» **Records shown**:
☆ ☆ ☆ ☆

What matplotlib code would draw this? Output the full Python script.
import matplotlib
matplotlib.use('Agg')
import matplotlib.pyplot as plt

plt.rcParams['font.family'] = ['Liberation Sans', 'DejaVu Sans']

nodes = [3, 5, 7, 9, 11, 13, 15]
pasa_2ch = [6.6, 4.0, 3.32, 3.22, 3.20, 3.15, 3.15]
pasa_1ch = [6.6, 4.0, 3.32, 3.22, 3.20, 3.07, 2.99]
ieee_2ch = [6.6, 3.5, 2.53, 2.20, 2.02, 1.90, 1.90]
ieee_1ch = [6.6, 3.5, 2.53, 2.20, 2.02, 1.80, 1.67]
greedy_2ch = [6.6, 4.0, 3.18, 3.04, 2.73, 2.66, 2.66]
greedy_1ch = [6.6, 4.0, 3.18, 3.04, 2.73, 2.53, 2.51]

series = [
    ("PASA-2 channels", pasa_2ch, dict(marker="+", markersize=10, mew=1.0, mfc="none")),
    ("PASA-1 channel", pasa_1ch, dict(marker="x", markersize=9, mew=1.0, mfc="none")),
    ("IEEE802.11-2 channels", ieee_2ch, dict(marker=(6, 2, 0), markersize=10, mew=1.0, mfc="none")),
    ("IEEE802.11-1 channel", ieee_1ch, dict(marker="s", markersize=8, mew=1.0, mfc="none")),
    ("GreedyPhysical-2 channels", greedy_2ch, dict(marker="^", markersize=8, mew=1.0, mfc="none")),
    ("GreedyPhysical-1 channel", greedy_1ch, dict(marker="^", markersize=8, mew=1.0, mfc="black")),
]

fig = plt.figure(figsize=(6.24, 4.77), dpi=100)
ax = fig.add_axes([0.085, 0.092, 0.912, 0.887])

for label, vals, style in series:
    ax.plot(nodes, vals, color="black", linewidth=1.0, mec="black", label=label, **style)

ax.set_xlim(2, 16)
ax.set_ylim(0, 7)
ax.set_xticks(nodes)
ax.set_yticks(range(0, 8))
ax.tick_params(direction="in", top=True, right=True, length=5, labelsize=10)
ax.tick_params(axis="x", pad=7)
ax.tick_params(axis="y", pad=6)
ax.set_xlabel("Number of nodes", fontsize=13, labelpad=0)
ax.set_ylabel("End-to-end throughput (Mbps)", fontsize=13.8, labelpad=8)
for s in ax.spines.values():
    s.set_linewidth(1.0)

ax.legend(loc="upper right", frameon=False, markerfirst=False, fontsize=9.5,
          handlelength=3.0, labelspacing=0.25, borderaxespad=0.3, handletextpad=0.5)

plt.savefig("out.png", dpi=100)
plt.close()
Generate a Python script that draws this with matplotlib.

☆ ☆ ☆ ☆

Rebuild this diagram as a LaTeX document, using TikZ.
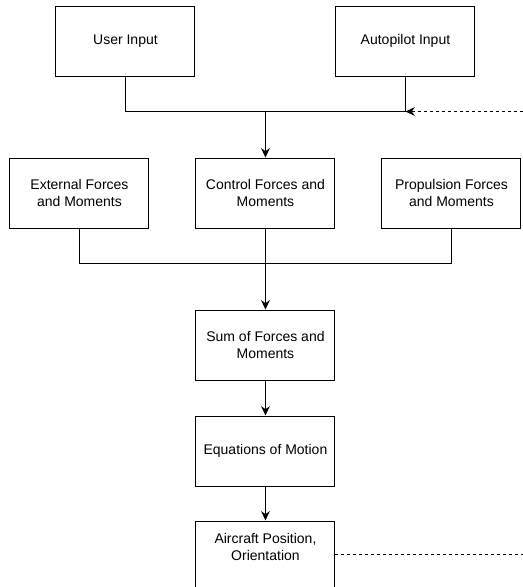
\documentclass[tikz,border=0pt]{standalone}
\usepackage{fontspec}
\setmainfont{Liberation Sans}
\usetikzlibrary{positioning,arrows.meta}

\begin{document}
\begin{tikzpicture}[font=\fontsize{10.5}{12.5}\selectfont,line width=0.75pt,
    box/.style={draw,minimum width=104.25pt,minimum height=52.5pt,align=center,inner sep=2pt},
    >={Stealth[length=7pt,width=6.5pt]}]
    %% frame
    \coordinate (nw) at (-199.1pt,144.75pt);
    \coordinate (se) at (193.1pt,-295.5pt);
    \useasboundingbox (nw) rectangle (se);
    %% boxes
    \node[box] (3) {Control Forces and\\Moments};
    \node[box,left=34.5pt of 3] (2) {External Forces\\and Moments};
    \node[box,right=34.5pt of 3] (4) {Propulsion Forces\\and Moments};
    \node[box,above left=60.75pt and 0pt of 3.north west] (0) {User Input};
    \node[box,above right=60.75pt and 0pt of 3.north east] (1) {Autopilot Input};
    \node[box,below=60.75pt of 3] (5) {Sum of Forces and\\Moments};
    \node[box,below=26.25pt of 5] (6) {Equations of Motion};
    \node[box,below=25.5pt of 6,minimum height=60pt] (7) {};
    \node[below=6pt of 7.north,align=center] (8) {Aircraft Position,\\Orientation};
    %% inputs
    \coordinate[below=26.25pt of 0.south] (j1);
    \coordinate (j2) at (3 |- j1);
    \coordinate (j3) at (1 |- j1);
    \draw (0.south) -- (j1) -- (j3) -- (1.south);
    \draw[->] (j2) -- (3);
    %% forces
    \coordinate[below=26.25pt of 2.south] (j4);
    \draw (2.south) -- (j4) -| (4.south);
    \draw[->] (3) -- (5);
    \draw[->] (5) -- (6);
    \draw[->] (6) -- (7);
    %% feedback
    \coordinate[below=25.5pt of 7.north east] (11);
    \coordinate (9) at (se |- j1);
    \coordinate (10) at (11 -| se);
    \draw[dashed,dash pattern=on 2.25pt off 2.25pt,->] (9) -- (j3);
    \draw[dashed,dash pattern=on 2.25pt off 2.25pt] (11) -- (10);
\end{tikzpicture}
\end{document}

☆ ☆ ☆ ☆

» **Problem statement**: Nothing outside the span should appear: copy exactly from the line with "What matplotlib code" through the line with "greedy_1ch = [6.6, 4.0, 3.18, 3.04, 2.73, 2.53, 2.51]".

» **Task answer**:
What matplotlib code would draw this? Output the full Python script.
import matplotlib
matplotlib.use('Agg')
import matplotlib.pyplot as plt

plt.rcParams['font.family'] = ['Liberation Sans', 'DejaVu Sans']

nodes = [3, 5, 7, 9, 11, 13, 15]
pasa_2ch = [6.6, 4.0, 3.32, 3.22, 3.20, 3.15, 3.15]
pasa_1ch = [6.6, 4.0, 3.32, 3.22, 3.20, 3.07, 2.99]
ieee_2ch = [6.6, 3.5, 2.53, 2.20, 2.02, 1.90, 1.90]
ieee_1ch = [6.6, 3.5, 2.53, 2.20, 2.02, 1.80, 1.67]
greedy_2ch = [6.6, 4.0, 3.18, 3.04, 2.73, 2.66, 2.66]
greedy_1ch = [6.6, 4.0, 3.18, 3.04, 2.73, 2.53, 2.51]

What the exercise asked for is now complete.